• **Available data**:
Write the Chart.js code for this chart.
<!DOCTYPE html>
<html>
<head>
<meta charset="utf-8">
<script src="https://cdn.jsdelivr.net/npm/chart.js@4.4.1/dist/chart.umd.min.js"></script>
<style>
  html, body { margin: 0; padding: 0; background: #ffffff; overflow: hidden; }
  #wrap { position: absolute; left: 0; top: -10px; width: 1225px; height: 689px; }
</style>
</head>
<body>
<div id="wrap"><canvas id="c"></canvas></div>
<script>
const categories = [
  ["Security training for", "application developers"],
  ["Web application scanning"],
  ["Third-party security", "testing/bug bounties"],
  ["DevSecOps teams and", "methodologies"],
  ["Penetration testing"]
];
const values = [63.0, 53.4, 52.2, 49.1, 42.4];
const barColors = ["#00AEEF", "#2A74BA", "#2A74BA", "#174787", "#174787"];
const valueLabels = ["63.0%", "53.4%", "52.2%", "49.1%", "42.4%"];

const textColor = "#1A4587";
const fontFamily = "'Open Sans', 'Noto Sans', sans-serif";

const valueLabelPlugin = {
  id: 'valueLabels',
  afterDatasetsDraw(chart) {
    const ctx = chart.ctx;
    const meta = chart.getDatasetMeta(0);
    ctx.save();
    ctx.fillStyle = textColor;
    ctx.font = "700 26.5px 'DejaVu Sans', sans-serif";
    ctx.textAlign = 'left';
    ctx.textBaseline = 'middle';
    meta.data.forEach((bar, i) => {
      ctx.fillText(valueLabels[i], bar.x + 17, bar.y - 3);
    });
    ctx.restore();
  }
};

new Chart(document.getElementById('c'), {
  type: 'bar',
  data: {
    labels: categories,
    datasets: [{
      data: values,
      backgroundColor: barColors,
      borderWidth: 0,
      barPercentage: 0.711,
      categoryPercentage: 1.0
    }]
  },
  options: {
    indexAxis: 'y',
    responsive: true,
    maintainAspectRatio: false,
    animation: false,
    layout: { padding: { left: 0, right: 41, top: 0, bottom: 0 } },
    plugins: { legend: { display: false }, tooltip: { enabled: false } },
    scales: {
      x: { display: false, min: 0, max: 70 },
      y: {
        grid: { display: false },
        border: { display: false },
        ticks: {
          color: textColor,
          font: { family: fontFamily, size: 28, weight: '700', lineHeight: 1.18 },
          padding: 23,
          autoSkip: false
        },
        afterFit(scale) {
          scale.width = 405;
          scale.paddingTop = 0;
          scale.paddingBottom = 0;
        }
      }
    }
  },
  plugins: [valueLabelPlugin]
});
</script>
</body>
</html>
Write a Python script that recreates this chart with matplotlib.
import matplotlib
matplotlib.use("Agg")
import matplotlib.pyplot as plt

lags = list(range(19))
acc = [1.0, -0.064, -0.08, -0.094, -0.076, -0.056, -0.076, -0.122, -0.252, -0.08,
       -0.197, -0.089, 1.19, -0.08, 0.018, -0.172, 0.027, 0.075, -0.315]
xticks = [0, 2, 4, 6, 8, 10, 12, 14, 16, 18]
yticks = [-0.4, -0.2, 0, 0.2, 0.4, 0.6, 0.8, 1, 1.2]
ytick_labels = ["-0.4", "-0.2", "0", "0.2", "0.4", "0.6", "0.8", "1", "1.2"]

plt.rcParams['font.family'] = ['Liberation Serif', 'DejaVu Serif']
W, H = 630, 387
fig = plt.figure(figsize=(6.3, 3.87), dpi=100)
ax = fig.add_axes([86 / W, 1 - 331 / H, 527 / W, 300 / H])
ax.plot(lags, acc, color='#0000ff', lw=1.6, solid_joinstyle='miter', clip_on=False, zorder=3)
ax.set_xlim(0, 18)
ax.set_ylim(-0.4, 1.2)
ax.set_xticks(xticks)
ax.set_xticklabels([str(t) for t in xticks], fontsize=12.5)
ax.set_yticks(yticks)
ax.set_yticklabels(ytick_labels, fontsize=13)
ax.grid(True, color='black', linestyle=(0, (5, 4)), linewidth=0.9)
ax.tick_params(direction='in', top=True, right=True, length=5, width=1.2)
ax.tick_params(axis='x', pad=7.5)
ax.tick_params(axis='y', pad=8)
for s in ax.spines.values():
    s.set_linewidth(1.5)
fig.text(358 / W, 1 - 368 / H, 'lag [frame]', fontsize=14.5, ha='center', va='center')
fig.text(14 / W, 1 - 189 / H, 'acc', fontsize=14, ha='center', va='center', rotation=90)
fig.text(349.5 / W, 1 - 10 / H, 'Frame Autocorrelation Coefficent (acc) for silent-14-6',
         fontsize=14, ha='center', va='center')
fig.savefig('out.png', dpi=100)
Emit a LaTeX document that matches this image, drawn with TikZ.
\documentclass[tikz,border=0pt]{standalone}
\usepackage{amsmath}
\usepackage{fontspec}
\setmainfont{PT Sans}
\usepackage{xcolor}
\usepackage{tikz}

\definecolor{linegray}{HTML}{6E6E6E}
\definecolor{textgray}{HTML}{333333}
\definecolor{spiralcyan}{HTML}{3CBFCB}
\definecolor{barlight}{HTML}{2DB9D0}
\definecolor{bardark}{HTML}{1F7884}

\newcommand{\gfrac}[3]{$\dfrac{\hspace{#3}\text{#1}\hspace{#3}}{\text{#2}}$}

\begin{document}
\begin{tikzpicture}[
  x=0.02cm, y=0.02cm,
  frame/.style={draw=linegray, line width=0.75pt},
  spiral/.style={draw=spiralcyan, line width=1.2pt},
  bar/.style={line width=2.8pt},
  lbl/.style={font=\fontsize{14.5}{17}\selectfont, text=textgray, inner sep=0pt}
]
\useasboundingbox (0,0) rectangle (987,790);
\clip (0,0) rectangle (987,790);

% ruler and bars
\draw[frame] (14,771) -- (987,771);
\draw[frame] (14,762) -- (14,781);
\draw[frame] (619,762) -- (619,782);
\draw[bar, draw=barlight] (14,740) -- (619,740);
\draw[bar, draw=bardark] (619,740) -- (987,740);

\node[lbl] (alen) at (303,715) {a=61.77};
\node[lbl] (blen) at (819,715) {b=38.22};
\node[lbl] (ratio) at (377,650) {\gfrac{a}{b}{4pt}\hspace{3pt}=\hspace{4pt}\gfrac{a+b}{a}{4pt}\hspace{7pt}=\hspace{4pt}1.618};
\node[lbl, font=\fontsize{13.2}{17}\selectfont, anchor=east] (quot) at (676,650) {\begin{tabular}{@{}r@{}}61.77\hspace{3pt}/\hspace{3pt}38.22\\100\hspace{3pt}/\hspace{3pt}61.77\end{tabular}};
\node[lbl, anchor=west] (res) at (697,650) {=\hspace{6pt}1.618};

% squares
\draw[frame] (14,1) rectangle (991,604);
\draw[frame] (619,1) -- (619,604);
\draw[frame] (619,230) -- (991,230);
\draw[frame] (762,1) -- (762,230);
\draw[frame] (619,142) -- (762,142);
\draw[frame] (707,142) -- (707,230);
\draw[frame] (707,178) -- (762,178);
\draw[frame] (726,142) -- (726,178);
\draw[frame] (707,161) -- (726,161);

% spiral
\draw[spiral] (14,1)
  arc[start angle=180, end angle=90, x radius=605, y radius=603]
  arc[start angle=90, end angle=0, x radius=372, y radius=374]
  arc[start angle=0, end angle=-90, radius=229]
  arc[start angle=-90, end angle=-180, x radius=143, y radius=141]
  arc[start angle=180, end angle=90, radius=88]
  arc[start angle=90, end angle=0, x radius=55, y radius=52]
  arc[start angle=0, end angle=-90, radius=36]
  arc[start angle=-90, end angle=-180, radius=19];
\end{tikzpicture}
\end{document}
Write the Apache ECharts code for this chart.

• **What to do**:
Only lines that contain the word "with" are wanted; copy each of them.

• **Output of the task**:
Write a Python script that recreates this chart with matplotlib.
Emit a LaTeX document that matches this image, drawn with TikZ.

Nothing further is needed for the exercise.